Yesterday we hung out in the Oputerie area all day. In the AM we totally relaxed by hanging out in the van until after noon, watching movies and reading. Then we drove up to a marine reserve about an hour north. It had the most gorgeous ocean/cove views I’ve ever seen. We drove by lots of stunning beach scenery to the top of the bluff, which overlooked about 180° of beautiful scenery. I’m going to try to stitch a bunch of the pictures together to get one good panorama later. There was a little cove called Gemstone Cove that has a great snorkling course laid out in it and some fantastic wildlife. After hiking town there (127 steps and a big hill), we decided it’s not the best idea while we’re both still recovering to actually snorkle there, but we hung out for a few minutes and checked it out from the surface.

Then we hiked back up the hill (deciding all the way that snorkling down there tomorrow was not a good idea), and sat on the hill and admired the view awhile.

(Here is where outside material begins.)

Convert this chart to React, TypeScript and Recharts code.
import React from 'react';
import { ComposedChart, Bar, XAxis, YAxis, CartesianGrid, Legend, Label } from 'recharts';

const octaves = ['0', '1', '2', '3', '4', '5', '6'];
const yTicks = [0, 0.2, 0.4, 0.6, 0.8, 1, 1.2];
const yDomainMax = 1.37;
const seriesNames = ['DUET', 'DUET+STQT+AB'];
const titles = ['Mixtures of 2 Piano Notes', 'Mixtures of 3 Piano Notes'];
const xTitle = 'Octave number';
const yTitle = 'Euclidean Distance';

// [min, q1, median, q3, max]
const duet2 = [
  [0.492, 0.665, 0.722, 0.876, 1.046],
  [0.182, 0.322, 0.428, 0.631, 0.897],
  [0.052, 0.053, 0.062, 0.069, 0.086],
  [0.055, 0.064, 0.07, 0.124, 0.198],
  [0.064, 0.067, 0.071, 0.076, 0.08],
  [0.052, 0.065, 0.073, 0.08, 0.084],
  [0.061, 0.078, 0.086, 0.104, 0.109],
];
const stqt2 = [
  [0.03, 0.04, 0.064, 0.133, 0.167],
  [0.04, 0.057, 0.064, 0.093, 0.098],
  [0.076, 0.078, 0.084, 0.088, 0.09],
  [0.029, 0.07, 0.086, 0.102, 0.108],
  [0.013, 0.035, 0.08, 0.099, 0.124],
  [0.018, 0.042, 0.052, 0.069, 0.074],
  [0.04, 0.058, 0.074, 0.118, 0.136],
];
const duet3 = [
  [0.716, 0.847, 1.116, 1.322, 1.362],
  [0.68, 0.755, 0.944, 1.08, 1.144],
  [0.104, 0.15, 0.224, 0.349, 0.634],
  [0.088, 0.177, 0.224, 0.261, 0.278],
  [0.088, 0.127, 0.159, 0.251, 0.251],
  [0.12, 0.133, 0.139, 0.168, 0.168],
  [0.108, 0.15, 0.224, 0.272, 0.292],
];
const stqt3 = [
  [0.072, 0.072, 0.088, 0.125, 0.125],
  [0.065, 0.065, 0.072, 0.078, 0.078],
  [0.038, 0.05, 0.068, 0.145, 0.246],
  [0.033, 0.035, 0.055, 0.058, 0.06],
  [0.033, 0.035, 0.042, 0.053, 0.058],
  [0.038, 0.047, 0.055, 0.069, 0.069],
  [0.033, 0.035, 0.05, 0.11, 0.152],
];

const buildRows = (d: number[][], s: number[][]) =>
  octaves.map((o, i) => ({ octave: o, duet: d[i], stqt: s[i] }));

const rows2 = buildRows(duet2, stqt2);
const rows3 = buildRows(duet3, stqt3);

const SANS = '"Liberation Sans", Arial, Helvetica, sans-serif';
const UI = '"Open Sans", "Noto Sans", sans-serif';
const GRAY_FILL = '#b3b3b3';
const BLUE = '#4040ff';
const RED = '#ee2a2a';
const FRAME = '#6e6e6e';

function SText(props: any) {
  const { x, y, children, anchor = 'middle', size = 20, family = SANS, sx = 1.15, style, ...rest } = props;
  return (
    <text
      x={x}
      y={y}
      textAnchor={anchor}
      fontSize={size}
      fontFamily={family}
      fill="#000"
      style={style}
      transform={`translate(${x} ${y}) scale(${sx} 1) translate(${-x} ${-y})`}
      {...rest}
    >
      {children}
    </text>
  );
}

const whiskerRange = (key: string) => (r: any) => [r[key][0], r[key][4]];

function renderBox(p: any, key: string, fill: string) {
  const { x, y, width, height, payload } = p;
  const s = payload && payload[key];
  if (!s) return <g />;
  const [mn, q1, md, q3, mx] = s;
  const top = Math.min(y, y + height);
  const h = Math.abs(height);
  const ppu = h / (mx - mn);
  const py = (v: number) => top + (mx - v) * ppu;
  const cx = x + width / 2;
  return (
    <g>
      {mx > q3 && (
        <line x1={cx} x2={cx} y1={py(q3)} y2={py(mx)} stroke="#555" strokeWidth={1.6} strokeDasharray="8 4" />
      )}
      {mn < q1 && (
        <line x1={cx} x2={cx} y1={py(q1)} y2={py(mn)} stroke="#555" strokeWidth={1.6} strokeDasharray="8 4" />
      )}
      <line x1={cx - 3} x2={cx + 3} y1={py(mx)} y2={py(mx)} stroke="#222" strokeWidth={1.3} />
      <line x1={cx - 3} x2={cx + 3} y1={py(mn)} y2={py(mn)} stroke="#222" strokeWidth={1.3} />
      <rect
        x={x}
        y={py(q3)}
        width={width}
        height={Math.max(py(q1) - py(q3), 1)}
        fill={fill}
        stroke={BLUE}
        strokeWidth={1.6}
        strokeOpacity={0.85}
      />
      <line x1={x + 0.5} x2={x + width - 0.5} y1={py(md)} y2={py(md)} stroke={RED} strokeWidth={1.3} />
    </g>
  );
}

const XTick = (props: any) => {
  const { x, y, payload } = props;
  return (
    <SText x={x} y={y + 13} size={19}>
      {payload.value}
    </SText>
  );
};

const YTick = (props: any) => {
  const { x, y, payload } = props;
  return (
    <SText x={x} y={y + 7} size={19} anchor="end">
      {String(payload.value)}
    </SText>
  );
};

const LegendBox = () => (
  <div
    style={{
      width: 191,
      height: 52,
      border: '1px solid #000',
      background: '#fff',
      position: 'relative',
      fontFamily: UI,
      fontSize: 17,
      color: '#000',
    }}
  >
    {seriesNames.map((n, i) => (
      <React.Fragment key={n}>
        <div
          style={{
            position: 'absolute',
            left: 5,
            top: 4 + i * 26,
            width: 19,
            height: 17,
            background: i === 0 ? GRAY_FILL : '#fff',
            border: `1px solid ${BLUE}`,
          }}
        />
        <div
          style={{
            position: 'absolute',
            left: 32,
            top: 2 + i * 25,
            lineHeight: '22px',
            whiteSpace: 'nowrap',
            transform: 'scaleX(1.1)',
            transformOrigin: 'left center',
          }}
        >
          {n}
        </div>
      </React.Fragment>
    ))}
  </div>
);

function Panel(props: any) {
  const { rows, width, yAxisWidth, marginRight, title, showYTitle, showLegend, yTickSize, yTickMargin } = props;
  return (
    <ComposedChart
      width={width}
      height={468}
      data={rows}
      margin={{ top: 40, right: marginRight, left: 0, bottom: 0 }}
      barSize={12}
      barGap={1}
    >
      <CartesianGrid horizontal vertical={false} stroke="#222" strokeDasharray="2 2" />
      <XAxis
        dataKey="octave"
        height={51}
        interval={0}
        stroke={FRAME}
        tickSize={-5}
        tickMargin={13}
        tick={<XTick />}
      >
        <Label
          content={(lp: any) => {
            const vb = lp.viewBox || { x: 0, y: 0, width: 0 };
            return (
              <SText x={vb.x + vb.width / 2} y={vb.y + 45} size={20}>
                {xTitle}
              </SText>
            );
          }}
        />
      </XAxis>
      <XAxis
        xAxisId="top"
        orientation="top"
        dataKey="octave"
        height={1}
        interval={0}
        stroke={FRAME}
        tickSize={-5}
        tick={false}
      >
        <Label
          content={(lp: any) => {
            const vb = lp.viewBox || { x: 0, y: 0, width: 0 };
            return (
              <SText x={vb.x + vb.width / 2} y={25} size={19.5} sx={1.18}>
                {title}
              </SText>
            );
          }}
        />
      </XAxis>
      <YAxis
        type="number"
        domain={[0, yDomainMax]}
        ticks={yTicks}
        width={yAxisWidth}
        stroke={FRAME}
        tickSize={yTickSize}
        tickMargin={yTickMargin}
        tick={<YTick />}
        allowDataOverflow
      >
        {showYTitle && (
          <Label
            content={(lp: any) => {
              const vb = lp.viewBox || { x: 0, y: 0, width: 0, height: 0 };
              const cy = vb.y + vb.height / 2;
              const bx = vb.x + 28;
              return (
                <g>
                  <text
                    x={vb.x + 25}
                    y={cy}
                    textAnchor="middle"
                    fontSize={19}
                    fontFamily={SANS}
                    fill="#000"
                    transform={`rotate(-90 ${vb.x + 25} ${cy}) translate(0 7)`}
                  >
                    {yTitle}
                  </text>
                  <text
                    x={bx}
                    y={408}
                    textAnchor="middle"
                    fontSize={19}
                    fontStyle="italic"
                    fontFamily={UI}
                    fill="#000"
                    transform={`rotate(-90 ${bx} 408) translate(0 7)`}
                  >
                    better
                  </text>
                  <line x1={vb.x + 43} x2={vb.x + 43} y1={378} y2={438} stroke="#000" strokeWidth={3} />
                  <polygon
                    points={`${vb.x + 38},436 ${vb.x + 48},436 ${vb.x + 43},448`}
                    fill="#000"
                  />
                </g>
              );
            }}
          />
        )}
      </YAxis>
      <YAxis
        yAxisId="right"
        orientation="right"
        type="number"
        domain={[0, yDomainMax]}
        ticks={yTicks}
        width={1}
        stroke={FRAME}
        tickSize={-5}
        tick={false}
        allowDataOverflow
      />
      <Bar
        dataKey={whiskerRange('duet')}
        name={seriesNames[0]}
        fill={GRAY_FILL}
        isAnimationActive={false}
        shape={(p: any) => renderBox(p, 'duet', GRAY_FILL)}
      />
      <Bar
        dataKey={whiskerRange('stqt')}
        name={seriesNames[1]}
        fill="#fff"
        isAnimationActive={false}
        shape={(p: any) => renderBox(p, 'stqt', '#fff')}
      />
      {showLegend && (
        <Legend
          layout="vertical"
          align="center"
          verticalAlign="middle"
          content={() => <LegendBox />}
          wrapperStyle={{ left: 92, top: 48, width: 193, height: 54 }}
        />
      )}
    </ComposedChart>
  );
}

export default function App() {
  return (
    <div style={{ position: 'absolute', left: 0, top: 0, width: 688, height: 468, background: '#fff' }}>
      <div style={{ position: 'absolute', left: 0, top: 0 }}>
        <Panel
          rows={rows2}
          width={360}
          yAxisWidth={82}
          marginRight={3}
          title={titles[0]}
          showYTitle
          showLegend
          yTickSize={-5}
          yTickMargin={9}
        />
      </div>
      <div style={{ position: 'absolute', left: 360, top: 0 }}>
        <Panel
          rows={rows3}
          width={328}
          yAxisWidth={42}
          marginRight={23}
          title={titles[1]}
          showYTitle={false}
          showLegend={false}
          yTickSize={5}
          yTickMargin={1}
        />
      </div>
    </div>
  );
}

Then we drove back to Oputerie and the lovely hostel workers there let us stay on their premises for the night and use their facilities (including their internet). We hung out in the common room awhile, worked on a puzzle (which they cleaned up on us before we could finish!), and chatted with a lovely group of four ladies here with their families. They were having a craft night, and one of them (Debbie) gave me a lovely ball of NZ yarn 🙂  Everyone here thinks we have lovely American accents! We think the same of them.  We stayed up way too late, and went to bed around 12; which was probably not the best idea, since the ideal kayaking time is 7-11 in the morning tomorrow!

Day 25: Mel’s Sleepy Day II

So I had another sleepy day on the 15th here, and spent a good part of the day snoozing in the passenger seat while Eli drove north. We got up in the AM and made a quick drive to Taupo, so Eli could catch the noon jetboat trip. He had a blast; “stupid fun on the water”.  (more pics of Eli and jetboat on website)

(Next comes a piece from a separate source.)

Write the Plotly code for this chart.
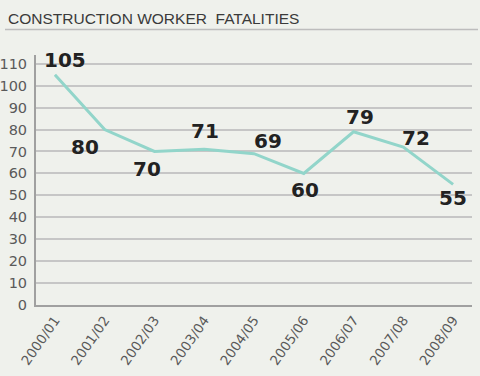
import plotly.graph_objects as go

years = ["2000/01", "2001/02", "2002/03", "2003/04", "2004/05",
         "2005/06", "2006/07", "2007/08", "2008/09"]
fatalities = [105, 80, 70, 71, 69, 60, 79, 72, 55]
y_ticks = [0, 10, 20, 30, 40, 50, 60, 70, 80, 90, 100, 110]

# label offsets in pixels (style)
label_dx = [10, -20, -7, 1, 14, 1, 6, 13, 0]
label_dy = [15, -17, -18, 18, 13, -17, 15, 9, -14]

BG = "#eff1ec"

fig = go.Figure()
fig.add_trace(go.Scatter(
    x=years, y=fatalities, mode="lines",
    line=dict(color="#92d5ca", width=3),
    hoverinfo="skip", showlegend=False,
))

for i, (yr, v) in enumerate(zip(years, fatalities)):
    fig.add_annotation(
        x=yr, y=v, text=str(v), showarrow=False,
        xshift=label_dx[i], yshift=label_dy[i],
        font=dict(family="DejaVu Sans, sans-serif", size=20,
                  color="#222222", weight="bold"),
    )

fig.add_annotation(
    xref="paper", yref="paper",
    x=(6 - 36) / 436, y=1 + (55 - 18.5) / 250,
    xanchor="left", yanchor="middle",
    text="CONSTRUCTION WORKER  FATALITIES", showarrow=False,
    font=dict(family="Liberation Sans, Arial, sans-serif", size=15.5, color="#3a3a3a"),
)
fig.add_shape(
    type="line", xref="paper", yref="paper",
    x0=(5 - 36) / 436, x1=(478 - 36) / 436,
    y0=1 + (55 - 29.5) / 250, y1=1 + (55 - 29.5) / 250,
    line=dict(color="#bdbdbd", width=1.5),
)

fig.update_layout(
    width=480, height=376,
    margin=dict(l=36, r=8, t=55, b=71),
    paper_bgcolor=BG, plot_bgcolor=BG,
    xaxis=dict(
        type="category", range=[-0.38, 8.38], automargin=False,
        showgrid=False, showline=True, linecolor="#a0a0a0", linewidth=2,
        tickangle=-55, ticks="",
        tickfont=dict(family="DejaVu Sans, sans-serif", size=13.5, color="#5a5a5a"),
        fixedrange=True,
    ),
    yaxis=dict(
        range=[0, 114], tickvals=y_ticks, automargin=False,
        showgrid=True, gridcolor="#c6c6c6", gridwidth=2,
        showline=True, linecolor="#a0a0a0", linewidth=2,
        zeroline=False, ticks="", ticklabelstandoff=4,
        tickfont=dict(family="DejaVu Sans, sans-serif", size=14.5, color="#5a5a5a"),
        fixedrange=True,
    ),
)

fig.write_html(
    "out.html",
    config={"displayModeBar": False},
    post_script="document.body.style.margin='0';document.body.style.background='#eff1ec';",
)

Before, we stopped off at Lava Glass, a glass blowing place that had amazing pieces, with color and texture nicer than I’ve seen before. We didn’t have time for a tour, but we did stop at the cafe. I had a delicious egg/bacon/feta on a Turkish bread, and Eli had a yummy spinach and chicken fritata and another piece of tasty carrot cake.

Then we hopped in the car, and drove up to Oputerie, a small town that reminded me a lot of the Cape. Folks come here from Auckland (about 1.5-2hr drive) to come to a slightly nicer climate, hang out on the beach, and veg away from the touristy areas. It’s quite lovely here, with beautiful views and a relaxing atmosphere.  On the way, however, we did a lot of looking at this…

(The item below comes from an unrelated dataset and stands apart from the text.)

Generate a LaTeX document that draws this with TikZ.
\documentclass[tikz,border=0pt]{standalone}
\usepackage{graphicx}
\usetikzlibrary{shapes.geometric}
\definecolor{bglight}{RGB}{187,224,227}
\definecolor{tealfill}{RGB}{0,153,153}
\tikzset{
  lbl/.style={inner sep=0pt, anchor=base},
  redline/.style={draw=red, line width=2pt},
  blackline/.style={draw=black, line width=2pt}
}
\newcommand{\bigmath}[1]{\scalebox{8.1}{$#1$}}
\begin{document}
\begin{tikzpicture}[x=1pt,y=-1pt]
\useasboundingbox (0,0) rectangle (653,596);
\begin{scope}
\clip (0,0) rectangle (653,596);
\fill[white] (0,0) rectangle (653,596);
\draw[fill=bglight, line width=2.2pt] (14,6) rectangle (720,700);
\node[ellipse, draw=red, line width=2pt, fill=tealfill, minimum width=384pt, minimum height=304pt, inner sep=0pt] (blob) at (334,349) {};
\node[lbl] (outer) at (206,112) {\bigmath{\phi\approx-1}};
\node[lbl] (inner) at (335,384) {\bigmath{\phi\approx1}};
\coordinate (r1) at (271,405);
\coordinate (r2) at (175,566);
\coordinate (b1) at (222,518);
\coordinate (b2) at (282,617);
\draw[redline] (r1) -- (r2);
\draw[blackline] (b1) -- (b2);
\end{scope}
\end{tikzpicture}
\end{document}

There is a LOT of logging on the way to this area. The GPS also got us lost by trying to take us down a gravel, steep, logging road (which was closed), so we did some backtracking through beautiful country.  We found a cute little campground right in Oputerie, and parked our van to take a walk through the forest to the beach.

where we wandered for a while, sat for a while, and collected shells. It was lovely and peaceful, and we got to watch some oystercatchers standing one-legged on the beach, hanging out, and an Australasian Gannet fishing in the shallows.  It was a lovely evening, followed by dinner at a tasty small place in the next town over (I just had the leftovers now, which were TASTY. Since I couldn’t taste when we were first there, I think we’re going again tonight!)